Tools for Your HA Arsenal
Equip yourself with the right tools. They make HA achievable, not just a theoretical concept.
- Load Balancers: HAProxy, Nginx. Or cloud provider offerings like AWS ELB, Google Cloud Load Balancing.
- Database Clustering: Patroni, pg_auto_failover, Keepalived (for virtual IP failover).
- Monitoring: Prometheus for metrics collection, Grafana for visualization, Alertmanager for notifications. Zabbix is another solid choice.
- Log Management: ELK Stack (Elasticsearch, Logstash, Kibana) or Loki+Grafana. Centralize your OpenClaw logs. When something goes wrong, you need to find the root cause fast.
- Configuration Management: Ansible, Chef, Puppet. Automate your OpenClaw deployment and configuration across all nodes. Consistency is key for HA.
The Human Factor: Practice and Prepare
Technology alone is insufficient. You, the operator, are the ultimate safeguard.
- Documentation: Document every step of your HA setup. Write down your failover procedures. Keep it updated.

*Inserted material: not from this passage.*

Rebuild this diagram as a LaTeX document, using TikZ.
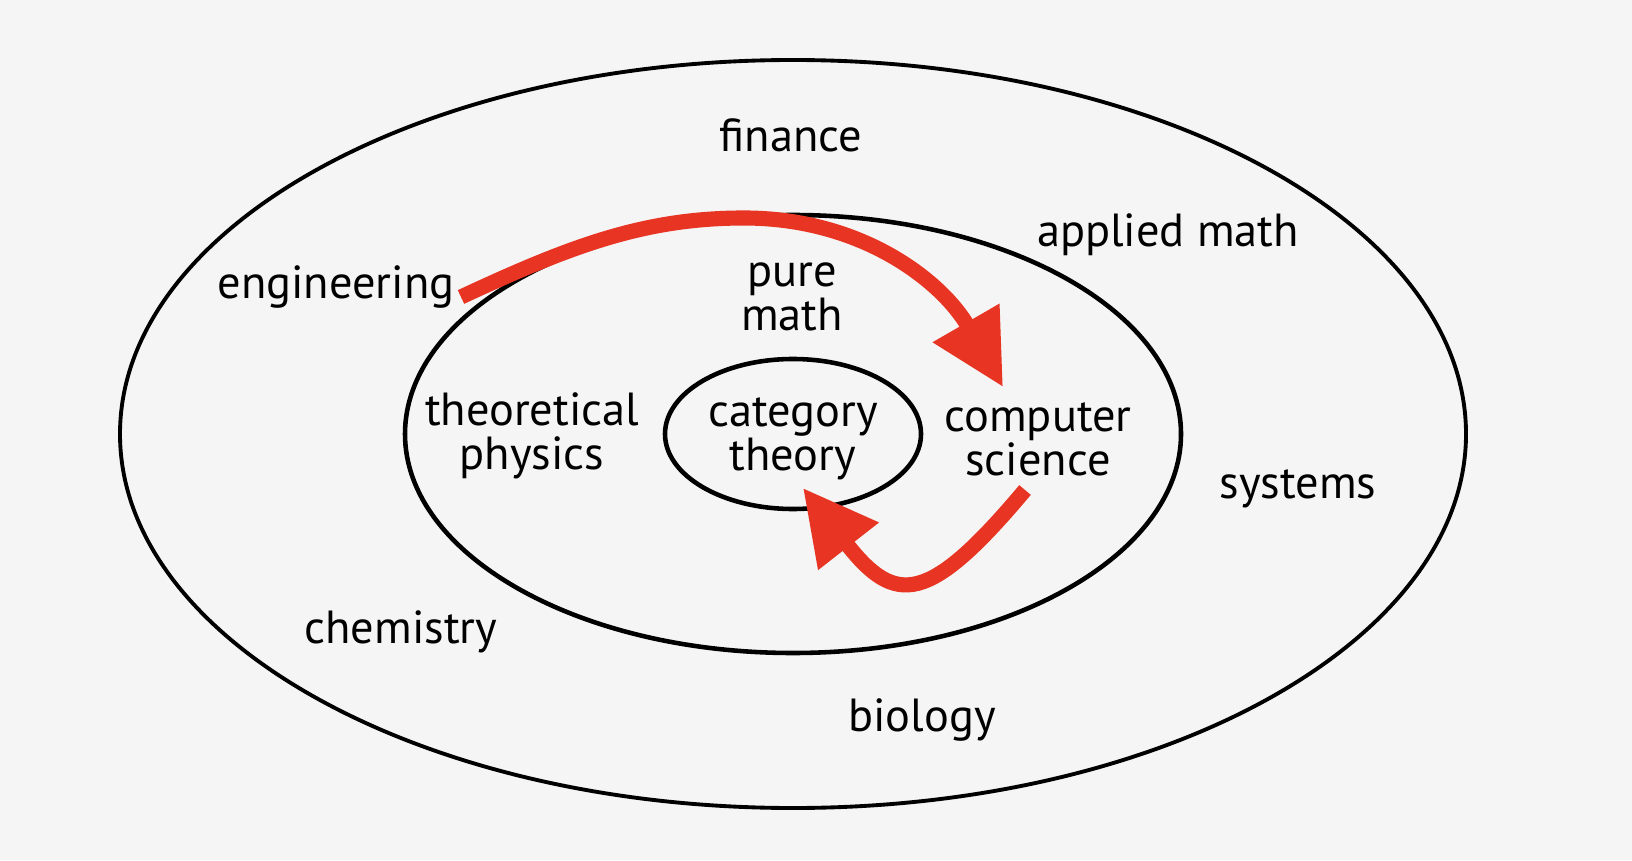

- Regular Testing: Simulate failures. Pull network cables. Stop database services. Watch how your system reacts. Practice failovers. Practice recoveries. There’s no substitute for experience. You’ll find weaknesses this way. The Wikipedia article on disaster recovery explains why testing these plans is critical.
- Backup and Restore Drills: You have backups. Great. Have you ever actually restored from them? Do it. Regularly. This proves your backup strategy works, and you can recover from a complete data loss scenario. A good strategy involves not just backing up data, but understanding your Recovery Point Objective (RPO) and Recovery Time Objective (RTO). The US Cybersecurity & Infrastructure Security Agency (CISA) provides excellent guidance on data backup and recovery best practices.
- Skilled Operators: Your team needs the skills to build, maintain, and troubleshoot these complex systems. Invest in training.
Your Data. Your Control. Always.
The promise of OpenClaw is digital sovereignty. You own your data. You control your systems. High availability isn’t just a technical detail; it’s a statement. It declares that your independence will not be compromised by an unexpected outage. It confirms that your reclaimed data remains truly yours, always accessible, always operational.
Building an HA OpenClaw deployment requires effort. It demands planning and ongoing attention. But the payoff? Unbroken access to your critical data, unflinching confidence in your self-hosted future, and the ultimate realization of unfettered control. That’s a future worth building.